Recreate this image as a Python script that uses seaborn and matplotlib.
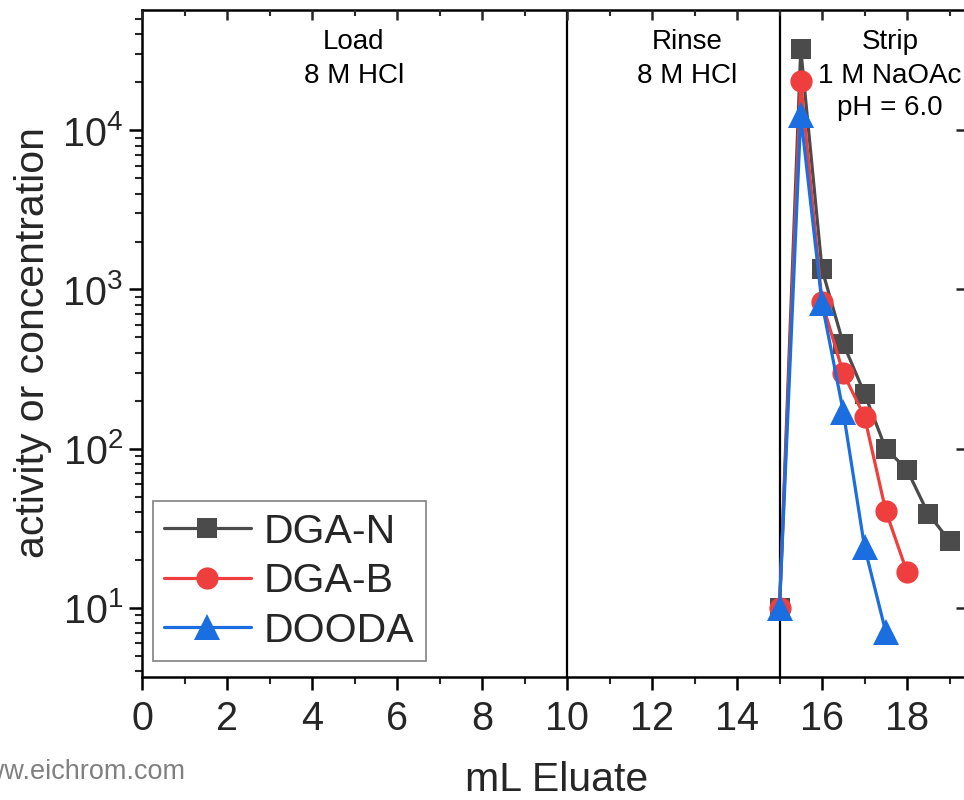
import matplotlib
matplotlib.use("Agg")
import matplotlib.pyplot as plt
import matplotlib.ticker as mticker
import numpy as np
import pandas as pd
import seaborn as sns

# Elution volumes (mL) and measured activity / concentration for each resin
dga_n_ml = [15.0, 15.5, 16.0, 16.5, 17.0, 17.5, 18.0, 18.5, 19.0]
dga_n_val = [10.0, 32300, 1340, 457, 222, 100, 73.8, 39.0, 26.4]

dga_b_ml = [15.0, 15.5, 16.0, 16.5, 17.0, 17.5, 18.0]
dga_b_val = [10.0, 20300, 832, 298, 159, 40.7, 16.8]

dooda_ml = [15.0, 15.5, 16.0, 16.5, 17.0, 17.5]
dooda_val = [10.0, 12400, 820, 171, 24.2, 7.06]

series_names = ["DGA-N", "DGA-B", "DOODA"]
series_colors = ["#4b4b4b", "#ef3e3e", "#1a6ee0"]
series_markers = ["s", "o", "^"]
series_msize = [14.5, 16.0, 18.5]

# Step boundaries (mL) and the text lines describing each step
step_edges = [10, 15]
step_lines = [["Load", "8 M HCl"],
              ["Rinse", "8 M HCl"],
              ["Strip", "1 M NaOAc", "pH = 6.0"]]
step_label_x = [4.98, 12.82, 17.6]
line_baselines_px = [49, 83, 115]

x_major = [0, 2, 4, 6, 8, 10, 12, 14, 16, 18]
y_major = [10, 100, 1000, 10000]
y_labels = ["$10^{1}$", "$10^{2}$", "$10^{3}$", "$10^{4}$"]

frames = []
for name, xs, ys in zip(series_names, [dga_n_ml, dga_b_ml, dooda_ml],
                        [dga_n_val, dga_b_val, dooda_val]):
    frames.append(pd.DataFrame({"mL": xs, "value": ys, "resin": name}))
df = pd.concat(frames, ignore_index=True)

sns.set_style("ticks")
plt.rcParams["font.family"] = ["Liberation Sans", "DejaVu Sans"]
plt.rcParams["mathtext.fontset"] = "custom"
plt.rcParams["mathtext.rm"] = "Liberation Sans"
plt.rcParams["mathtext.it"] = "Liberation Sans:italic"
plt.rcParams["mathtext.bf"] = "Liberation Sans:bold"

W, H = 964, 800
fig = plt.figure(figsize=(W / 100, H / 100), dpi=100)
x0, x1, y0, y1 = 142, 966, 10, 677
ax = fig.add_axes([x0 / W, 1 - y1 / H, (x1 - x0) / W, (y1 - y0) / H])

for name, color, mk, ms in zip(series_names, series_colors, series_markers, series_msize):
    sub = df[df["resin"] == name]
    sns.lineplot(data=sub, x="mL", y="value", ax=ax, color=color, marker=mk,
                 markersize=ms, markeredgewidth=0, linewidth=2.3, label=name,
                 sort=False, estimator=None, clip_on=False)

for xe in step_edges:
    ax.axvline(xe, color="black", linewidth=1.6, zorder=1)

ax.set_yscale("log")
ax.set_xlim(0, (x1 - x0) / 42.5)
ax.set_ylim(3.68, 56900)

ax.set_xticks(x_major)
ax.set_xticklabels([str(v) for v in x_major])
ax.xaxis.set_minor_locator(mticker.MultipleLocator(1))
ax.set_yticks(y_major)
ax.set_yticklabels(y_labels)
ax.yaxis.set_minor_locator(mticker.LogLocator(base=10, subs=np.arange(2, 10)))
ax.yaxis.set_minor_formatter(mticker.NullFormatter())

ax.tick_params(axis="both", which="major", labelsize=28.5, width=1.8, length=9.5,
               direction="out", color="black")
ax.tick_params(axis="both", which="minor", width=1.5, length=5, direction="out")
ax.tick_params(axis="x", which="major", pad=7)
ax.tick_params(axis="y", which="major", pad=4)
for sp in ax.spines.values():
    sp.set_linewidth(1.8)
    sp.set_color("black")

# inward ticks on the top and right frame edges
ax_top = ax.twiny()
ax_top.set_xlim(ax.get_xlim())
ax_top.set_xticks(x_major)
ax_top.xaxis.set_minor_locator(mticker.MultipleLocator(1))
ax_top.tick_params(axis="x", which="major", direction="in", length=7.5, width=1.8,
                   labeltop=False, top=True)
ax_top.tick_params(axis="x", which="minor", direction="in", length=4, width=1.5, top=True)
ax_right = ax.twinx()
ax_right.set_yscale("log")
ax_right.set_ylim(ax.get_ylim())
ax_right.set_yticks(y_major)
ax_right.yaxis.set_minor_locator(mticker.NullLocator())
ax_right.tick_params(axis="y", which="major", direction="in", length=7, width=1.8,
                     labelright=False, right=True)
for a in (ax_top, ax_right):
    for sp in a.spines.values():
        sp.set_visible(False)

for lines, xl in zip(step_lines, step_label_x):
    for txt, yb in zip(lines, line_baselines_px):
        ax.text(xl, 1 - (yb - y0) / (y1 - y0), txt, transform=ax.get_xaxis_transform(),
                ha="center", va="baseline", fontsize=20, color="black")

ax.set_xlabel("")
ax.set_ylabel("")
fig.text(33 / W, 1 - 343 / H, "activity or concentration", rotation=90,
         ha="center", va="center", fontsize=29.5)
fig.text(557 / W, 1 - 791 / H, "mL Eluate", ha="center", va="baseline", fontsize=29.5)
fig.text(185 / W, 1 - 779 / H, "www.eichrom.com", ha="right", va="baseline",
         fontsize=19.5, color="#808080")

leg = ax.legend(loc="lower left", bbox_to_anchor=((153 - x0) / (x1 - x0), (y1 - 661) / (y1 - y0)),
                borderaxespad=0, fontsize=29.5, frameon=True, fancybox=False,
                handlelength=2.1, handletextpad=0.33, borderpad=0.28, labelspacing=0.28,
                markerscale=1.0)
leg.get_frame().set_edgecolor("#6e6e6e")
leg.get_frame().set_linewidth(1.3)

fig.savefig("out.png", dpi=100)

######

**Direction**
Exactly as written, please give again the lines from the beginning of the listing through the line containing "import seaborn as sns", inclusive, without any pictures.

**The result**
Recreate this image as a Python script that uses seaborn and matplotlib.
import matplotlib
matplotlib.use("Agg")
import matplotlib.pyplot as plt
import matplotlib.ticker as mticker
import numpy as np
import pandas as pd
import seaborn as sns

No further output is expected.